===== Supplied material

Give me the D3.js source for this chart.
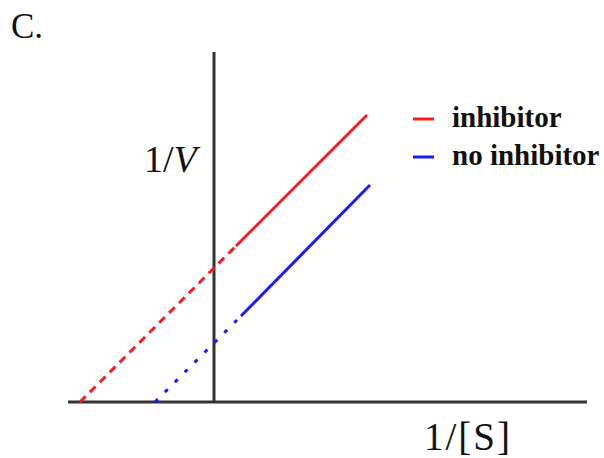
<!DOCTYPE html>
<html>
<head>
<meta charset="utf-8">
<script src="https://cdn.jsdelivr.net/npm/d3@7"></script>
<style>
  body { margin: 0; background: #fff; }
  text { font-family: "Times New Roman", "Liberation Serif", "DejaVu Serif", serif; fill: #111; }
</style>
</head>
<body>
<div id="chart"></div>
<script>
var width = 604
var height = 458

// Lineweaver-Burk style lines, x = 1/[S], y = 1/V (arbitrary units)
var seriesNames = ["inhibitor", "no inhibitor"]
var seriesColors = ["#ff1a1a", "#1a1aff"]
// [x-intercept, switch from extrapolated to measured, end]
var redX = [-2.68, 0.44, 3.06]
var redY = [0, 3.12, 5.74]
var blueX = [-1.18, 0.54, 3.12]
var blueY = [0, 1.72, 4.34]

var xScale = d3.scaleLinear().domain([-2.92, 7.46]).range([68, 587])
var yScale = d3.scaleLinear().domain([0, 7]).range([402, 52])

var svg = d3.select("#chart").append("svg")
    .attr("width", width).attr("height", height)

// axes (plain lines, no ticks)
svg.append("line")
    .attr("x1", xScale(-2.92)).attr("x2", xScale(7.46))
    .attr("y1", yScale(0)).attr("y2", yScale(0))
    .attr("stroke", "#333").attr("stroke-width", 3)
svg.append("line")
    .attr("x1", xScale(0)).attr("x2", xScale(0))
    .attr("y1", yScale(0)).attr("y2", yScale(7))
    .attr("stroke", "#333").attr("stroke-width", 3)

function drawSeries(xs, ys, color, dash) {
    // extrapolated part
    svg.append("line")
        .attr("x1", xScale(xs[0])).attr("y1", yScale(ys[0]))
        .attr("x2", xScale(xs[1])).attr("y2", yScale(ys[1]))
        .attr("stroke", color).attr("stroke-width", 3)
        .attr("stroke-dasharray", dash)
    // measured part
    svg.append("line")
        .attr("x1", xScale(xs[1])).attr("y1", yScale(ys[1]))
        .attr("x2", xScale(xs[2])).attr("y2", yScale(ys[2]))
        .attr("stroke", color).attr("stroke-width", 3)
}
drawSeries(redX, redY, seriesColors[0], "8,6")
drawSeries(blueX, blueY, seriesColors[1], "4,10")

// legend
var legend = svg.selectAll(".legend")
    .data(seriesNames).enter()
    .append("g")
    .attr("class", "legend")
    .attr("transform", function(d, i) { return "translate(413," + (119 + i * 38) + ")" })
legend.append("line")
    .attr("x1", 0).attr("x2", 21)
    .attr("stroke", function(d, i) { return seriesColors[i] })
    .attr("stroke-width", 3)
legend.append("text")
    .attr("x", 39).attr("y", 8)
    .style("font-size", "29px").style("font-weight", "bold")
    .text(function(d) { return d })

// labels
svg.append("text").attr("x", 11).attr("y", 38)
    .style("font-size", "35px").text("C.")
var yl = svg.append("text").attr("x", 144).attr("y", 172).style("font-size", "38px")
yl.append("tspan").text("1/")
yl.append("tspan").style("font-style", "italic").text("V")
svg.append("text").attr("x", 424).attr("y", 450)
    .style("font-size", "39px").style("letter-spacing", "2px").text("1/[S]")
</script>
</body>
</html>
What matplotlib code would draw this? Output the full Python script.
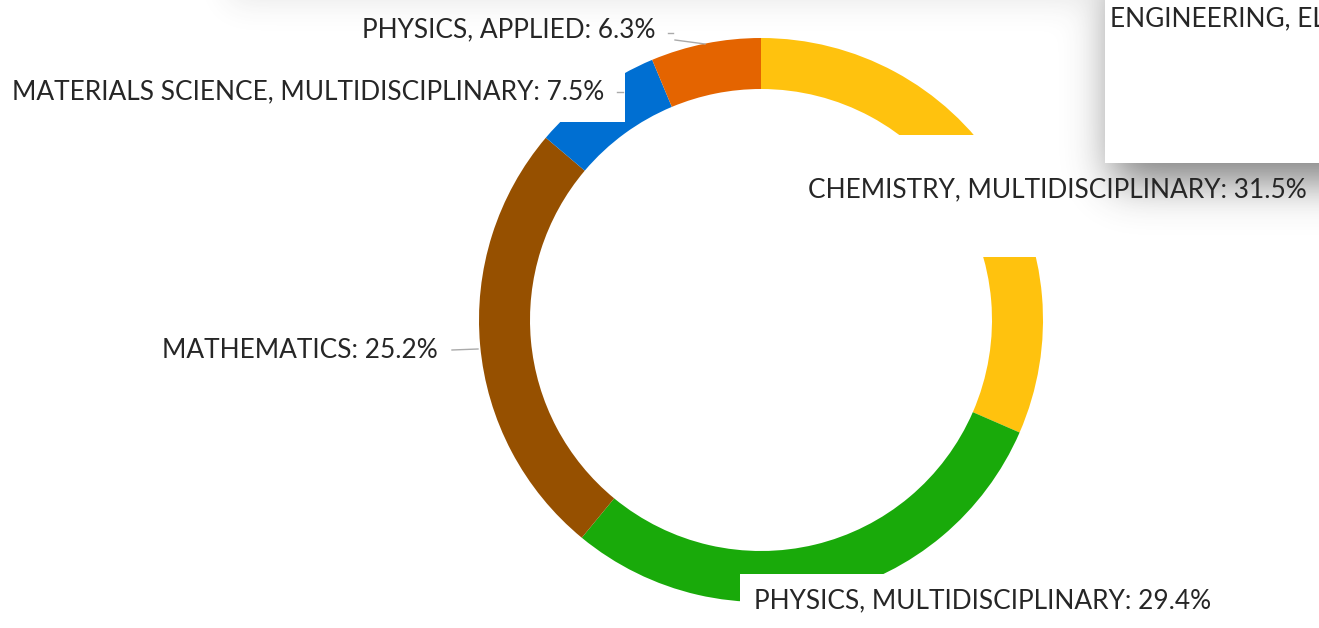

==========

* _Given instruction_
What is the number of lines in the records above that include the word "script"? Reply with that number and nothing more.

* _The solution_
4